FIG. 2 is a partial cross-sectional perspective view of a second embodiment prior art solid tire.

FIG. 3 is a partial cross-sectional perspective view of a first embodiment solid tire constructed according to the present invention.

FIG. 4 is a partial cross-sectional perspective view of a second embodiment solid tire constructed according to the present invention.

FIG. 5 is a partial cross-sectional perspective view of a steel band configured according to the present invention.

DETAILED DESCRIPTION OF THE PREFERRED EMBODIMENTS For the purposes of promoting an understanding of the principles of the invention, reference will now be made to the embodiment illustrated in the drawings and specific language will be used to describe the same. It will nevertheless be understood that no limitation of the scope of the invention is thereby intended, such alterations and further modifications in the illustrated device, and such further applications of the principles of the invention as illustrated therein being contemplated as would normally occur to one skilled in the art to which the invention relates.
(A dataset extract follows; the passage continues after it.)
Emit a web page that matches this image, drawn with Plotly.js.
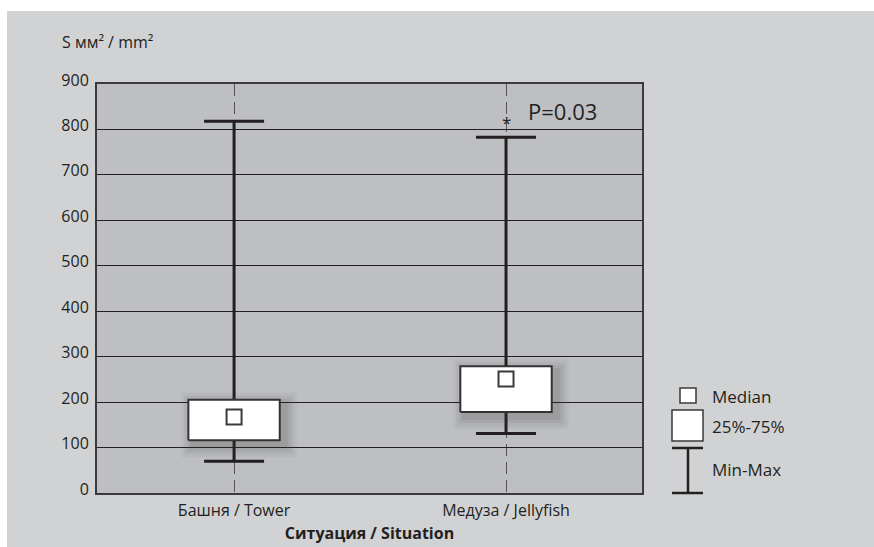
<!DOCTYPE html>
<html>
<head>
<meta charset="utf-8">
<script src="https://cdn.plot.ly/plotly-3.0.1.min.js"></script>
<style>html,body{margin:0;padding:0;background:#fff;}#chart{width:874px;height:547px;}</style>
</head>
<body>
<div id="chart"></div>
<script>
// ---- data ----
var categories = ['Башня / Tower', 'Медуза / Jellyfish'];
var minVals    = [70, 131];
var q1Vals     = [116, 178];
var medianVals = [167, 251];
var q3Vals     = [205, 279];
var maxVals    = [818, 783];
var yTicks     = [0, 100, 200, 300, 400, 500, 600, 700, 800, 900];
var pLabel     = 'P=0.03';

// ---- style ----
var FONT = '"Open Sans", "Noto Sans", sans-serif';
var INK = '#231f20';
var xIdx = categories.map(function (c, i) { return i; });
var BOX_HALF = 0.168;           // half box width (category units)
var PX_X = 1 / 272, PX_Y = 900 / 409;

function rectPath(halfW, dxPx, dyPx, growPx) {
  var xs = [], ys = [];
  xIdx.forEach(function (i) {
    var x0 = i - halfW - growPx * PX_X + dxPx * PX_X;
    var x1 = i + halfW + growPx * PX_X + dxPx * PX_X;
    var y0 = q1Vals[i] - growPx * PX_Y - dyPx * PX_Y;
    var y1 = q3Vals[i] + growPx * PX_Y - dyPx * PX_Y;
    xs.push(x0, x1, x1, x0, x0, null);
    ys.push(y0, y0, y1, y1, y0, null);
  });
  return {x: xs, y: ys};
}

var traces = [];
// whiskers (min-max with caps)
traces.push({
  type: 'scatter', mode: 'markers', x: xIdx, y: minVals,
  marker: {size: 1, color: 'rgba(0,0,0,0)'},
  error_y: {
    type: 'data', symmetric: false,
    array: xIdx.map(function (i) { return maxVals[i] - minVals[i]; }),
    arrayminus: xIdx.map(function () { return 0; }),
    width: 30, thickness: 3, color: INK
  },
  hoverinfo: 'skip', showlegend: false
});
// soft shadow
[[12, 0.05], [9, 0.06], [6, 0.07], [3, 0.08]].forEach(function (s) {
  var r = rectPath(BOX_HALF, 5, 5, s[0]);
  traces.push({
    type: 'scatter', mode: 'lines', x: r.x, y: r.y, fill: 'toself',
    fillcolor: 'rgba(50,50,50,' + s[1] + ')', line: {width: 0},
    hoverinfo: 'skip', showlegend: false
  });
});
// boxes (25%-75%)
var b = rectPath(BOX_HALF, 0, 0, 0);
traces.push({
  type: 'scatter', mode: 'lines', x: b.x, y: b.y, fill: 'toself',
  fillcolor: '#ffffff', line: {color: '#333333', width: 2},
  hoverinfo: 'skip', showlegend: false
});
// medians
traces.push({
  type: 'scatter', mode: 'markers', x: xIdx, y: medianVals,
  marker: {symbol: 'square', size: 15, color: '#ffffff', line: {color: '#3a3a3a', width: 2}},
  hoverinfo: 'skip', showlegend: false
});

var W = 545, H = 409, L = 97, T = 84;
function px2x(px) { return (px - L) / W; }
function px2y(py) { return (T + H - py) / H; }

var shapes = [
  // white page margins
  {type: 'rect', xref: 'paper', yref: 'paper', x0: px2x(-5), x1: px2x(880), y0: px2y(-5), y1: px2y(11),
   fillcolor: '#ffffff', line: {width: 0}, layer: 'above'},
  {type: 'rect', xref: 'paper', yref: 'paper', x0: px2x(-5), x1: px2x(7), y0: px2y(-5), y1: px2y(560),
   fillcolor: '#ffffff', line: {width: 0}, layer: 'above'},
  // legend glyphs
  {type: 'rect', xref: 'paper', yref: 'paper', x0: px2x(680), x1: px2x(696), y0: px2y(403), y1: px2y(388),
   fillcolor: '#ffffff', line: {color: '#3a3a3a', width: 1.5}},
  {type: 'rect', xref: 'paper', yref: 'paper', x0: px2x(672), x1: px2x(703), y0: px2y(441), y1: px2y(410),
   fillcolor: '#ffffff', line: {color: '#3a3a3a', width: 1.5}},
  {type: 'line', xref: 'paper', yref: 'paper', x0: px2x(672), x1: px2x(703), y0: px2y(448), y1: px2y(448),
   line: {color: INK, width: 2.5}},
  {type: 'line', xref: 'paper', yref: 'paper', x0: px2x(672), x1: px2x(703), y0: px2y(493), y1: px2y(493),
   line: {color: INK, width: 2.5}},
  {type: 'line', xref: 'paper', yref: 'paper', x0: px2x(688), x1: px2x(688), y0: px2y(448), y1: px2y(493),
   line: {color: INK, width: 2.5}}
];

var annFont = {family: FONT, size: 16, color: INK};
var annotations = [
  {xref: 'paper', yref: 'paper', x: px2x(60), y: px2y(42), xanchor: 'left', yanchor: 'middle',
   text: 'S мм² / mm²', showarrow: false, font: annFont},
  {xref: 'x', yref: 'y', x: 1, y: 815, xanchor: 'center', yanchor: 'middle',
   text: '*', showarrow: false, font: {family: FONT, size: 17, color: INK}},
  {xref: 'x', yref: 'y', x: 1.072, y: 841, xanchor: 'left', yanchor: 'middle',
   text: pLabel, showarrow: false, font: {family: FONT, size: 22, color: INK}},
  {xref: 'paper', yref: 'paper', x: px2x(710), y: px2y(396), xanchor: 'left', yanchor: 'middle',
   text: 'Median', showarrow: false, font: {family: FONT, size: 17, color: INK}},
  {xref: 'paper', yref: 'paper', x: px2x(710), y: px2y(426), xanchor: 'left', yanchor: 'middle',
   text: '25%-75%', showarrow: false, font: {family: FONT, size: 17, color: INK}},
  {xref: 'paper', yref: 'paper', x: px2x(710), y: px2y(469), xanchor: 'left', yanchor: 'middle',
   text: 'Min-Max', showarrow: false, font: {family: FONT, size: 17, color: INK}}
];

var layout = {
  width: 874, height: 547,
  margin: {l: L, r: 874 - L - W, t: T, b: 547 - T - H, pad: 0},
  paper_bgcolor: '#d1d2d4',
  plot_bgcolor: '#bebfc2',
  showlegend: false,
  font: {family: FONT, size: 16, color: INK},
  xaxis: {
    range: [-0.504, 1.5], tickvals: xIdx, ticktext: categories,
    showgrid: true, gridcolor: '#555555', gridwidth: 1, griddash: '12px,6px',
    zeroline: false, showline: true, mirror: true, linecolor: '#3a3a3a', linewidth: 2,
    ticks: '', ticklabelstandoff: 2, tickfont: {family: FONT, size: 16, color: INK},
    title: {text: 'Ситуация / Situation', standoff: 8, font: {family: FONT, size: 16, color: INK, weight: 'bold'}},
    fixedrange: true
  },
  yaxis: {
    range: [0, 900], tickvals: yTicks,
    showgrid: true, gridcolor: INK, gridwidth: 1,
    zeroline: false, showline: true, mirror: true, linecolor: '#3a3a3a', linewidth: 2,
    ticks: '', ticklabelstandoff: 3, ticklabelshift: -4, tickfont: {family: FONT, size: 16, color: INK},
    fixedrange: true
  },
  shapes: shapes,
  annotations: annotations
};

Plotly.newPlot('chart', traces, layout, {displayModeBar: false, staticPlot: true});
</script>
</body>
</html>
A first embodiment solid tire constructed according to the principles of the present invention is illustrated in partial cross-sectional perspective view in FIG. 3, and indicated generally at 30. Like the prior art tire 10 of FIG. 1, the tire 30 includes a tread rubber compound 12, a hard base rubber layer 14, and beads 16. However, unlike the tire 10, the tire 30 includes a 360° steel band 32 formed just below the tread compound 12. The steel band 32 is illustrated individually in FIG. 5.

The function of the steel band 32 is to provide a 360° reinforced platform for the tread compound 12 which serves to distribute the load forces from the vehicle throughout the tire 30. With the inclusion of the steel band 32, the majority of the load forces are no longer concentrated in the portion of the tire lying directly below the vehicle wheel. Instead, the 360° steel band 32 causes a distribution of the load forces throughout the tire 30, such that the load not only rests upon the lower portion of the tire 30, but also"hangs"from the upper portions of the tire 30. By distributing the load in this manner, the effective load weight on any given portion of the tire 30 rotated below the wheel is considerably less than would be

the case if the steel band 32 were not present (such as with the prior art tire 10). Thus, the tire 30 provides greater load capacity and a more effective tire system.

A second embodiment solid tire of the present invention is illustrated in a partial cross-sectional perspective view in FIG. 4 and indicated generally at 40. The second embodiment tire 40 is similar to the first embodiment tire 30, however, a cushion rubber layer 22 is inserted between the steel band 32 and the hard base rubber layer 14. The inclusion of the cushion rubber layer 22 provides the soft ride benefits discussed hereinabove with respect to FIG. 2.

Inclusion of the steel band 32 beneath the tread compound layer 12 in the tire 40 provides the same benefits described hereinabove with respect to tire 30.

In a preferred embodiment, the steel band 32 is formed from C1015 steel which is 13-18 carbon and 30-60 manganese.

The steel is preferably 5/16 of an inch thick and is recessed from the tire sidewall by 1/4 inch 1/8 inch.

Those having ordinary skill in the art will recognize that the benefits of the present invention result from providing a 360° reinforced platform under the tread compound 12.

Therefore, although the preferred embodiment construction of the band 32 is steel, other materials will work equally well. For example, other metals, such as aluminum, may also be used. Furthermore, non-metallic materials may be used for the band 32, such as a high-strength plastic, carbon fiber, etc. It is only necessary that the material used for the band 32 have high enough strength to provide a 360° reinforced platform under the tread compound 12.

While the invention has been illustrated and described in detail in the drawings and foregoing description, the same is to be considered as illustrative and not restrictive in character, it being understood that only the preferred embodiment has been shown and described and that all changes and modifications that come within the spirit of the invention are desired to be protected.